Both models are wearing prim below-the-knee skirts in tweed or corduroy – the kind of thing that says to me: 1970s London feminist off to her day job, trying to look respectable. At home, she has a selection of dungarees, boots from the long-gone Olof Daughters, dangly earrings from another long-lost shop, Detail in Covent Garden, and a fine collection of political badges. And another thing: those incredibly beautiful young women, like the 1970s London feminist, appear not to be wearing any make-up on their faces at all.

Things that go on forever. I have that shirt. Got it at the very down-market K-mart many years ago.
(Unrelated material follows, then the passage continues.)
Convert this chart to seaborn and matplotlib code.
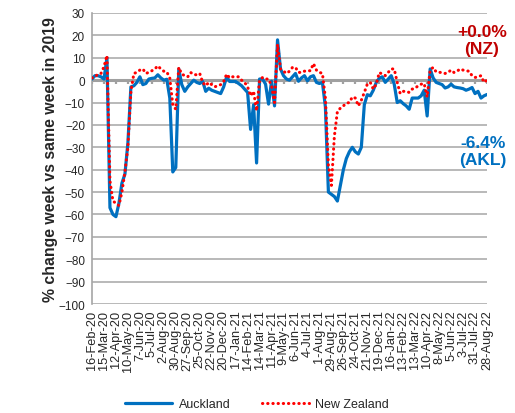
"""
Weekly spending vs 2019: Auckland vs New Zealand
"""

import pandas as pd
import matplotlib
matplotlib.use('Agg')
import matplotlib.pyplot as plt
import seaborn as sns
from matplotlib.lines import Line2D

sns.set_style("white")
plt.rcParams['font.family'] = ['Liberation Sans', 'DejaVu Sans']

# Data (weekly from 16-Feb-20 to 28-Aug-22)
start_date = '2020-02-16'

auckland = [
    0.5, 2, 2, 1.5, 0.5, 10, -57, -60, -61, -55,
    -46, -42, -28, -3, -2.5, -1, 1.5, -2, -1.5, 0.5,
    0.8, 1, 2.4, 1, 0, 0.4, -8, -41, -39, 5,
    -2, -5, -3, -1.5, 0, -1, -1.5, -0.6, -5, -3.6,
    -4.5, -5, -5.5, -6, -3, 1.5, -0.6, -0.6, -0.6, -1.5,
    -2.5, -4, -5.5, -22, -11, -37, 0.5, 0.5, -1.8, -10.7,
    -0.5, -11.5, 18, 5, 2, 0.5, 0, 1.5, 3, -0.5,
    1, 2, -0.3, 1.5, 2, -1, -1.5, -1, -12, -50,
    -51, -52, -54, -47, -40, -35, -32, -30, -32, -33,
    -30, -11, -6.5, -7, -4.5, -1, 0.9, 1.5, -1, 0.5,
    2, -1.8, -10, -9.2, -10.5, -11.5, -13, -8, -8, -8,
    -7, -4.5, -16, 5, 1, -1, -1.5, -2, -3.5, -3,
    -1.8, -3, -3.3, -3.5, -3.8, -4.5, -4, -3.3, -6, -5,
    -8, -7, -6.4,
]

new_zealand = [
    1, 1.5, 2.7, 3, 6, 11, -45, -54, -55, -56,
    -50, -41, -30, -5, 3, 3.5, 4.5, 5, 3, 3.5,
    4.2, 5, 6.4, 5, 4, 3.7, 0.9, -11, -13, 5.7,
    2.7, 2, 1.5, 3.4, 2.5, 2.4, 3, -1, -2.5, -1,
    -2, -3, -2.5, -2, -0.6, 2.7, 1, 1.5, 1.5, 1.5,
    0, -1, -3, -7, -5, -13.7, 0, 1.2, 0.5, 0.5,
    -2.5, -10, 16, 5, 4, 3, 4, 5.7, 5.7, 3.5,
    3.4, 4, 4.2, 4.2, 7.4, 4.5, 3.5, 3, -8, -38,
    -47, -25, -14, -12.5, -11.5, -10.3, -10, -7.5, -8, -11.5,
    -9, -5.5, -1.8, -1, -4, -1.8, 3.4, 2.7, 2, 3.5,
    5, 5, -1, -6, -5, -5, -5.5, -4, -3.6, -2.5,
    -1.8, -1.5, -7.5, 4.5, 5.7, 3.7, 3.5, 3.4, 3, 3.5,
    4.5, 3.4, 4, 5, 4.5, 4.2, 4, 2, 1.2, 1.5,
    2, -1, 0,
]

n_weeks = len(auckland)
weeks = pd.date_range(start_date, periods=n_weeks, freq='7D')
df = pd.DataFrame({'week': range(n_weeks), 'Auckland': auckland, 'New Zealand': new_zealand})

BLUE = '#0070C0'
RED = '#FF0000'
GRID = '#A6A6A6'

fig = plt.figure(figsize=(5.15, 4.14), dpi=100)
ax = fig.add_axes([92/515, 1 - 305/414, (487 - 92)/515, (305 - 14)/414])

# gridlines
for y in range(-100, 31, 10):
    if y != 0:
        ax.axhline(y, color=GRID, lw=1.1, zorder=0)

# zero axis line with tick stubs
tick_pos = list(range(0, n_weeks, 4))
ax.axhline(0, color='#A0A0A0', lw=2.2, zorder=1)
ax.vlines(tick_pos, -1.6, 0, color='#A0A0A0', lw=1.6, zorder=1)

sns.lineplot(data=df, x='week', y='Auckland', ax=ax, color=BLUE, lw=2.3, zorder=3)
sns.lineplot(data=df, x='week', y='New Zealand', ax=ax, color=RED, lw=2.2,
             linestyle=(0, (0.1, 1.6)), dash_capstyle='round', zorder=4)

ax.set_xlim(0, n_weeks - 1)
ax.set_ylim(-100, 30)
ax.set_yticks(range(-100, 31, 10))
ax.tick_params(axis='y', labelsize=8.5, length=3, color=GRID, pad=2)
ax.set_xticks(tick_pos)
ax.set_xticklabels([d.strftime('%-d-%b-%y') for d in weeks[::4]], rotation=90, fontsize=9.2)
ax.tick_params(axis='x', length=0, pad=4)

for s in ['top', 'right', 'bottom']:
    ax.spines[s].set_visible(False)
ax.spines['left'].set_color(GRID)
ax.spines['left'].set_linewidth(1.2)

ax.set_xlabel('')
ax.set_ylabel('% change week vs same week in 2019', fontsize=11.4, fontweight='bold')
ax.yaxis.set_label_coords(-0.087, 0.5)

# end-value annotations
fig.text(482/515, 1 - 41/414, '+0.0%\n(NZ)', color='#C00000', fontsize=12.5,
         fontweight='bold', ha='center', va='center', linespacing=1.15)
fig.text(483/515, 1 - 152/414, '-6.4%\n(AKL)', color=BLUE, fontsize=12.5,
         fontweight='bold', ha='center', va='center', linespacing=1.15)

handles = [
    Line2D([], [], color=BLUE, lw=2.3),
    Line2D([], [], color=RED, lw=2.2, linestyle=(0, (0.1, 1.6)), dash_capstyle='round'),
]
fig.legend(handles, ['Auckland', 'New Zealand'], loc='center', bbox_to_anchor=(257/515, 1 - 405/414),
           ncol=2, frameon=False, fontsize=9, handlelength=3.8, columnspacing=2.5, handletextpad=0.5)

plt.savefig('out.png', dpi=100)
It was languishing in an unloved area within Womens Fashions, and it was pure cotton, no frills, and had a useful arrangement on the sleeves that keeps them hitched up when you’re cooking. It was so cheap that for once I did the sensible thing: went back and bought two more. They’re still going strong, worn every winter in combination with singlets underneath, jumpers over the top, shirt-tails out and trailing if the jumper is short enough to show them. I suppose it’s a uniform that dates me dreadfully.

20160409_100513 (1)

Here they are: three K-mart shirts, newly ironed believe it or not, only very slightly marked in one case by, perhaps, simmering tomato sauce, but all still in good nick otherwise. I’m so glad that this year the loose mannish shirt is having its moment in the sun.

And, by the way, I want to acknowledge the skilled and anonymous Chinese women who sewed my three cheap shirts. Also, come to think of it, the people who picked the cotton, delivered it to the mill, and worked in the mill where it was cleaned, spun, dyed and woven. Also the workers in the factory that made the metal snaps that have lasted all these years. I hope, optimistically, that you’re all working a maximum forty-hour week for decent wages in reasonable working conditions.